My Tour of India No.211 April 2013
After arriving at New Delhi's impressive new airport I had a relatively quiet and trouble-free transfer to the Hotel Maidens in North Delhi. As it was now 5.30 local time and I hadn't caught much sleep during my flight, I was pleased to see the welcoming sight of my bedroom, where the irresistible looking bed was far too appealing to ignore. And so to bed.

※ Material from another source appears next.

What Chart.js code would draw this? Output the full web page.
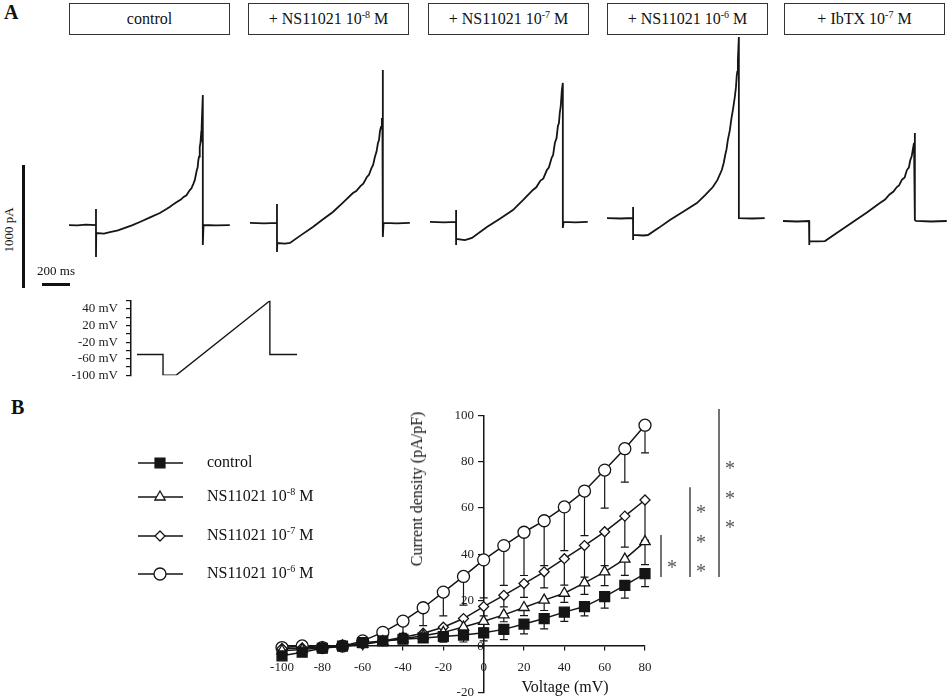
<!DOCTYPE html>
<html>
<head>
<meta charset="utf-8">
<script src="https://cdn.jsdelivr.net/npm/chart.js@4.4.1/dist/chart.umd.min.js"></script>
<style>
    body { margin: 0; background: #fff; width: 948px; height: 697px; position: relative; overflow: hidden;
           font-family: 'Liberation Serif', 'Times New Roman', serif; color: #111; }
    canvas { position: absolute; }
    .txt { position: absolute; white-space: nowrap; }
    .box { position: absolute; top: 3px; height: 32px; box-sizing: border-box; border: 1.5px solid #333;
           text-align: center; line-height: 30px; font-size: 16px; }
    sup { font-size: 10px; vertical-align: 6px; line-height: 0; }
    .bar { position: absolute; background: #111; }
</style>
</head>
<body>
<div class="txt" style="left:4px;top:1px;font-size:20px;font-weight:bold;">A</div>
<div class="txt" style="left:11px;top:396px;font-size:20px;font-weight:bold;">B</div>

<div class="box" style="left:69px;width:161px;">control</div>
<div class="box" style="left:248px;width:161px;">+ NS11021 10<sup>-8</sup> M</div>
<div class="box" style="left:428px;width:161px;">+ NS11021 10<sup>-7</sup> M</div>
<div class="box" style="left:607px;width:161px;">+ NS11021 10<sup>-6</sup> M</div>
<div class="box" style="left:784px;width:161px;">+ IbTX 10<sup>-7</sup> M</div>

<canvas id="trace0" width="165" height="230" style="left:69px;top:36px;"></canvas>
<canvas id="trace1" width="165" height="230" style="left:250px;top:36px;"></canvas>
<canvas id="trace2" width="165" height="230" style="left:430px;top:36px;"></canvas>
<canvas id="trace3" width="165" height="230" style="left:607px;top:36px;"></canvas>
<canvas id="trace4" width="165" height="230" style="left:783px;top:36px;"></canvas>

<div id="vbar" class="bar" style="left:22px;top:165px;width:3px;"></div>
<div id="hbar" class="bar" style="left:42px;top:283px;height:3px;"></div>
<div class="txt" style="left:9px;top:230px;font-size:13px;transform:translate(-50%,-50%) rotate(-90deg);">1000 pA</div>
<div class="txt" style="left:56px;top:271px;font-size:13px;transform:translate(-50%,-50%);">200 ms</div>

<canvas id="protocol" width="300" height="106" style="left:0px;top:285px;"></canvas>

<canvas id="iv" width="630" height="306" style="left:120px;top:400px;"></canvas>
<div class="txt" style="left:207px;top:453px;font-size:16px;">control</div>
<div class="txt" style="left:207px;top:487px;font-size:16px;">NS11021 10<sup>-8</sup> M</div>
<div class="txt" style="left:207px;top:526px;font-size:16px;">NS11021 10<sup>-7</sup> M</div>
<div class="txt" style="left:207px;top:564px;font-size:16px;">NS11021 10<sup>-6</sup> M</div>
<div class="txt" style="left:565px;top:687px;font-size:16px;transform:translate(-50%,-50%);">Voltage (mV)</div>
<div class="txt" style="left:417px;top:489px;font-size:16px;transform:translate(-50%,-50%) rotate(-90deg);">Current density (pA/pF)</div>

<script>
// ---- Panel A: ramp current traces, [time ms, current pA] ----
const traceControl = [[0,33],[60,30],[120,36],[193,33],[193,163],[193,-227],[195,-32],[250,-36],[293,-24],[350,-10],[400,10],[450,30],[507,58],[580,95],[650,131],[700,165],[720,180],[750,205],[771,220],[800,240],[820,262],[840,275],[864,318],[875,330],[890,370],[900,400],[914,480],[920,500],[925,560],[930,590],[935,667],[940,700],[944,760],[947,740],[950,830],[957,1090],[957,-129],[962,33],[1050,30],[1150,33]];
const traceNs8 = [[0,50],[100,46],[193,50],[193,204],[193,-186],[195,-113],[250,-118],[286,-113],[370,-45],[450,17],[520,78],[593,139],[665,215],[736,293],[760,310],[790,350],[810,370],[836,424],[850,440],[870,500],[880,520],[893,586],[905,630],[915,700],[922,720],[930,800],[937,830],[943,903],[947,880],[950,1293],[950,-64],[955,50],[1050,46],[1143,50]];
const traceNs7 = [[0,58],[100,54],[186,58],[186,155],[186,-129],[188,-80],[250,-90],[300,-72],[407,17],[500,85],[593,155],[665,235],[736,318],[760,340],[790,395],[810,410],[836,480],[850,500],[870,580],[880,600],[893,700],[905,740],[915,840],[922,860],[928,944],[935,1000],[943,1131],[950,1188],[950,9],[955,58],[1040,54],[1128,58]];
const traceNs6 = [[0,90],[100,86],[186,90],[186,180],[186,-89],[188,-48],[260,-52],[293,-48],[370,10],[450,74],[550,145],[643,212],[700,275],[757,342],[790,400],[821,480],[835,540],[845,600],[855,650],[864,724],[878,800],[890,900],[902,980],[914,1074],[922,1150],[928,1250],[932,1280],[936,1375],[943,1562],[943,90],[1040,86],[1128,90]];
const traceIbtx = [[0,66],[100,62],[186,66],[186,-129],[190,-97],[250,-100],[300,-97],[400,-20],[500,58],[600,135],[693,212],[730,240],[760,280],[790,305],[814,342],[830,355],[850,400],[870,420],[886,480],[900,500],[910,560],[920,590],[928,643],[937,700],[943,781],[943,74],[950,66],[1060,62],[1171,66]];
const traceTimeMax = 1180;
const traceCurrentMin = -300;
const traceCurrentMax = 1570;

// voltage protocol: time ms vs level on the protocol axis (tick index)
const protocolTicks = ['-100 mV', '', '-60 mV', '', '-20 mV', '', '20 mV', '', '40 mV', ''];
const protocolSteps = [[0,2.5],[186,2.5],[186,0],[279,0],[950,9],[950,2.5],[1144,2.5]];

// ---- Panel B: I-V relation ----
const voltages = [-100,-90,-80,-70,-60,-50,-40,-30,-20,-10,0,10,20,30,40,50,60,70,80];
const controlMean = [-4.2,-2.6,-0.9,0,1.5,2.3,3.0,3.6,4.2,4.8,5.8,7.3,9.6,12,14.8,17.2,21.5,26.4,31.5];
const controlErr  = [0,0,0,0,0,1,1.5,2,2.5,3,3.5,4.5,4.3,4.5,4,4,5,5.5,5.6];
const ns8Mean = [-2,-1.5,-0.7,0,0.8,2,3.2,4.5,6,8.3,10.8,13.6,16.8,20,23,27.5,32.3,37.8,45.4];
const ns8Err  = [0,0,0,0,0,1,1.5,2,2.5,3,3,3,3.5,4.5,4,5,6,7,10];
const ns7Mean = [-1,-0.8,-0.5,0,0.8,2.3,3.9,5.6,8.2,12,17.2,22.1,27.2,32.3,38,43.7,49.7,56.5,63.5];
const ns7Err  = [0,0,0,0,0,1,1.5,2,3,4,4,5,6,7,11.5,13.7,14.7,13.5,17.5];
const ns6Mean = [-0.6,0.1,-0.6,0,2.3,6,10.9,16.7,23.5,30.3,37.5,43.7,49.5,54.5,60.5,67.4,76.5,85.8,96];
const ns6Err  = [0,0,0,0,0,0,5.3,7.8,10.3,12.5,16.5,17.3,18.8,19.5,19,19.4,16.5,14.5,12];

// significance brackets: [from, to] in pA/pF, star levels
const brackets = [
    { from: 30, to: 48.3, stars: [36] },
    { from: 30, to: 69, stars: [59.5, 46.6, 34] },
    { from: 30, to: 103, stars: [78.9, 66, 53.4] }
];

const serif = "'Liberation Serif', 'Times New Roman', serif";
Chart.defaults.font.family = serif;
Chart.defaults.color = '#222';
Chart.defaults.animation = false;

const traceCharts = [traceControl, traceNs8, traceNs7, traceNs6, traceIbtx].map((tr, i) => new Chart(document.getElementById('trace' + i), {
    type: 'line',
    data: {
        datasets: [{
            data: tr.map(p => ({ x: p[0], y: p[1] })),
            borderColor: '#151515',
            borderWidth: 1.8,
            pointRadius: 0,
            tension: 0
        }]
    },
    options: {
        responsive: false,
        layout: { padding: 0 },
        scales: {
            x: { type: 'linear', display: false, min: 0, max: traceTimeMax },
            y: { type: 'linear', display: false, min: traceCurrentMin, max: traceCurrentMax }
        },
        plugins: { legend: { display: false }, tooltip: { enabled: false } }
    }
}));

// scale bars from the trace scales
const ts = traceCharts[0].scales;
document.getElementById('vbar').style.height = Math.round(ts.y.getPixelForValue(0) - ts.y.getPixelForValue(1000)) + 'px';
document.getElementById('hbar').style.width = Math.round(ts.x.getPixelForValue(200) - ts.x.getPixelForValue(0)) + 'px';

new Chart(document.getElementById('protocol'), {
    type: 'line',
    data: {
        datasets: [{
            data: protocolSteps.map(p => ({ x: p[0], y: p[1] })),
            borderColor: '#151515',
            borderWidth: 1.4,
            pointRadius: 0,
            tension: 0
        }]
    },
    options: {
        responsive: false,
        layout: { padding: { top: 0, bottom: 0, right: 3, left: 0 } },
        scales: {
            x: { type: 'linear', display: false, min: -43, max: 1144 },
            y: {
                type: 'linear', min: 0, max: 9,
                afterFit: s => { s.width = 131; },
                ticks: { stepSize: 1, autoSkip: false, padding: 8, font: { size: 13 }, color: '#222',
                         callback: v => protocolTicks[v] },
                grid: { drawOnChartArea: false, tickLength: 5, color: '#151515', lineWidth: 1.2 },
                border: { color: '#151515', width: 1.5 }
            }
        },
        plugins: { legend: { display: false }, tooltip: { enabled: false } }
    }
});

const series = [
    { mean: controlMean, err: controlErr, style: 'rect', radius: 7, fill: '#151515' },
    { mean: ns8Mean, err: ns8Err, style: 'triangle', radius: 6, fill: '#fff' },
    { mean: ns7Mean, err: ns7Err, style: 'rectRot', radius: 5, fill: '#fff' },
    { mean: ns6Mean, err: ns6Err, style: 'circle', radius: 6, fill: '#fff' }
];
const legendRows = [63, 97, 136, 174];

const errorBars = {
    id: 'errorBars',
    beforeDatasetsDraw(chart) {
        const { ctx, scales: { x, y } } = chart;
        ctx.save();
        ctx.strokeStyle = '#151515';
        ctx.lineWidth = 1.2;
        series.forEach(s => {
            s.mean.forEach((m, i) => {
                if (!s.err[i]) return;
                const px = x.getPixelForValue(voltages[i]);
                const y1 = y.getPixelForValue(m);
                const y2 = y.getPixelForValue(m - s.err[i]);
                ctx.beginPath();
                ctx.moveTo(px, y1); ctx.lineTo(px, y2);
                ctx.moveTo(px - 4, y2); ctx.lineTo(px + 4, y2);
                ctx.stroke();
            });
        });
        ctx.restore();
    }
};

const extras = {
    id: 'extras',
    afterDraw(chart) {
        const { ctx, chartArea, scales: { y } } = chart;
        ctx.save();
        // legend
        series.forEach((s, i) => {
            const ly = legendRows[i];
            ctx.strokeStyle = '#151515';
            ctx.lineWidth = 1.4;
            ctx.beginPath(); ctx.moveTo(18, ly); ctx.lineTo(63, ly); ctx.stroke();
            ctx.fillStyle = s.fill;
            ctx.lineWidth = 1.3;
            Chart.helpers.drawPoint(ctx, { pointStyle: s.style, radius: s.radius, rotation: 0, borderWidth: 1.3 }, 40, ly);
        });
        // significance brackets
        ctx.strokeStyle = '#151515';
        ctx.lineWidth = 1.2;
        ctx.fillStyle = '#555';
        ctx.font = '20px ' + serif;
        ctx.textAlign = 'center';
        ctx.textBaseline = 'middle';
        brackets.forEach((b, i) => {
            const bx = chartArea.right + 16 + i * 29;
            ctx.beginPath();
            ctx.moveTo(bx, y.getPixelForValue(b.to));
            ctx.lineTo(bx, y.getPixelForValue(b.from));
            ctx.stroke();
            b.stars.forEach(v => ctx.fillText('*', bx + 11, y.getPixelForValue(v) + 5));
        });
        ctx.restore();
    }
};

new Chart(document.getElementById('iv'), {
    type: 'line',
    data: {
        datasets: series.map(s => ({
            data: voltages.map((v, i) => ({ x: v, y: s.mean[i] })),
            borderColor: '#151515',
            borderWidth: 1.5,
            pointStyle: s.style,
            pointRadius: s.radius,
            pointBackgroundColor: s.fill,
            pointBorderColor: '#151515',
            pointBorderWidth: 1.3,
            tension: 0,
            clip: false
        }))
    },
    options: {
        responsive: false,
        layout: { padding: { left: 162, right: 105, top: 16, bottom: 0 } },
        scales: {
            x: {
                type: 'linear', position: { y: 0 }, min: -100, max: 80,
                ticks: { stepSize: 20, font: { size: 13, lineHeight: 2.05 }, color: '#222', padding: 4 },
                grid: { drawOnChartArea: false, tickLength: 4, color: '#151515', lineWidth: 1.2 },
                border: { color: '#151515', width: 1.5 }
            },
            y: {
                type: 'linear', position: { x: 0 }, min: -20, max: 100,
                ticks: { stepSize: 20, font: { size: 13 }, color: '#222', padding: 6,
                         callback: v => v === 0 ? '0' : v + '   ' },
                grid: { drawOnChartArea: false, tickLength: 5, color: '#151515', lineWidth: 1.2 },
                border: { color: '#151515', width: 1.5 }
            }
        },
        plugins: { legend: { display: false }, tooltip: { enabled: false } }
    },
    plugins: [errorBars, extras]
});
</script>
</body>
</html>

My first daylight experience was driving (well, being driven to be precise) from North Delhi to the southern part of the city, for my visit to the Taj Palace Hotel where I was scheduled to undertake my first inspection and audit. The journey to the hotel was an experience in itself. Travelling along Delhi's equivalent to the M25 presented me with a myriad of emotions. At times it was thrilling, at others it was scary - but above all it was a real eye-opener. The ring road was a highway for every mode of transport (old and new, slow and fast). But whilst bicycles and carts competed with gusto against honking motorbikes, cars, trucks and buses swerving from lane to lane (some with passengers clinging on to the sides), I was amazed to see that no-one hit anybody else - nor did anyone show signs of road rage. (So really nothing like the M25!)

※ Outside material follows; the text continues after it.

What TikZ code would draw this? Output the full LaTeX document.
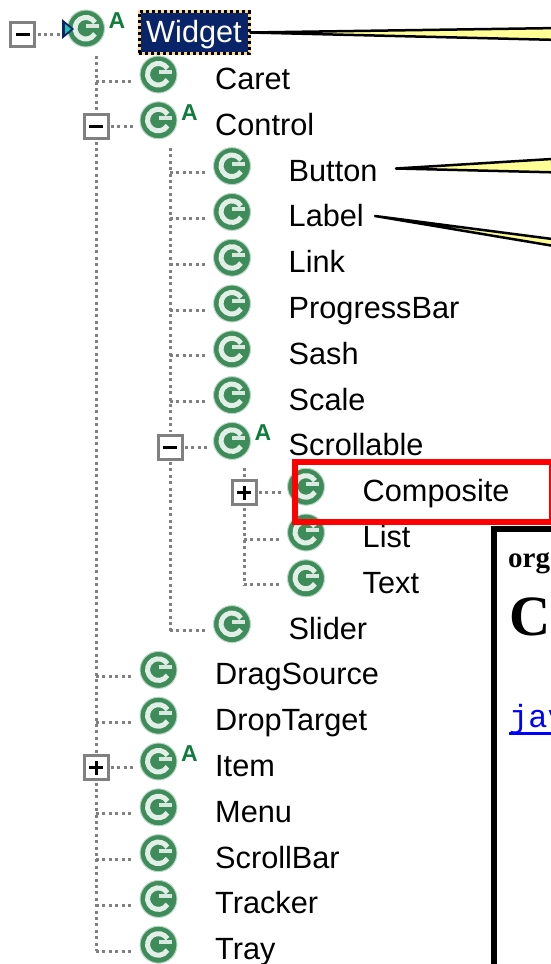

The Taj Palace Hotel is a real gem of a property. The staff are extremely friendly and welcoming and I noted how attentive they were with all guests. The fully adapted room is easily accessed via a ramp at the entrance, and I found it to be very well appointed. Hotel facilities are of a high standard and the pool area is a pleasant place to relax after your morning excursions.
My first excursion was to the fascinating Qutab Minar - the tallest stone tower in India which has been made accessible by the installation of several ramps. Regretfully though, I discovered that the toilets were not adapted with disabled facilities. The tower is however a very worthwhile place to visit with a very interesting history dating back to 1199!
The return journey gave me the opportunity to marvel at the imposing India Gate, Parliamentary buildings and the President's palace which is home to no less than 340 rooms.